Enhancing Recommender Systems: A Strategy to Mitigate False Negative Impact
Kexin Shi, Yun Zhang, Bingyi Jing, Wenjia Wang
TL;DR
The paper tackles over-fitting in implicit collaborative filtering caused by hard negative sampling, attributing it to the incorrect selection of false negatives. It analyzes positive mixing and introduces Positive-Dominated Negative Synthesizing (PDNS), an approach that generates hard negatives dominated by positive information and can be implemented as a simple soft-BPR loss: $L_{BPR}^{soft} = - \sum \ln \sigma\left(\beta\left( y_{ui}-y_{uj} \right)\right)$ with $\tilde{e}_{j'} = \alpha e_i + (1-\alpha) e_j$ and α > 0.7; this flattens the loss landscape and reduces gradient magnitudes on the hardest negatives, improving robustness to false negatives.
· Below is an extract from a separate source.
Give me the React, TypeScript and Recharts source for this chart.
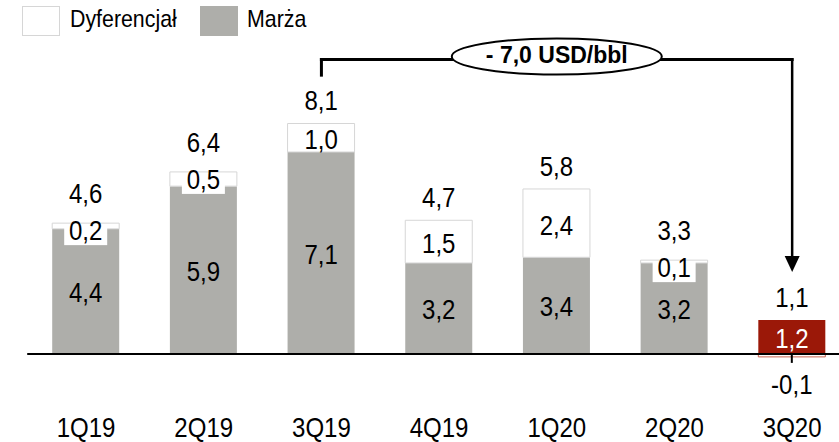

Empirically, PDNS yields consistent gains across three real-world datasets with LightGCN and MF (average improvements ~3.98% for LightGCN and 4.72% for MF on Recall@50), while maintaining efficiency comparable to existing hard-negative methods. The approach is model-agnostic and easy to integrate, offering a practical, scalable way to mitigate false-negative effects in negative sampling for recommender systems.
Abstract
In implicit collaborative filtering (CF) task of recommender systems, recent works mainly focus on model structure design with promising techniques like graph neural networks (GNNs). Effective and efficient negative sampling methods that suit these models, however, remain underdeveloped. One challenge is that existing hard negative samplers tend to suffer from severer over-fitting in model training. In this work, we first study the reason behind the over-fitting, and illustrate it with the incorrect selection of false negative instances with the support of experiments. In addition, we empirically observe a counter-intuitive phenomenon, that is, polluting hard negative samples' embeddings with a quite large proportional of positive samples' embeddings will lead to remarkable performance gains for prediction accuracy. On top of this finding, we present a novel negative sampling strategy, i.e., positive-dominated negative synthesizing (PDNS). Moreover, we provide theoretical analysis and derive a simple equivalent algorithm of PDNS, where only a soft factor is added in the loss function. Comprehensive experiments on three real-world datasets demonstrate the superiority of our proposed method in terms of both effectiveness and robustness.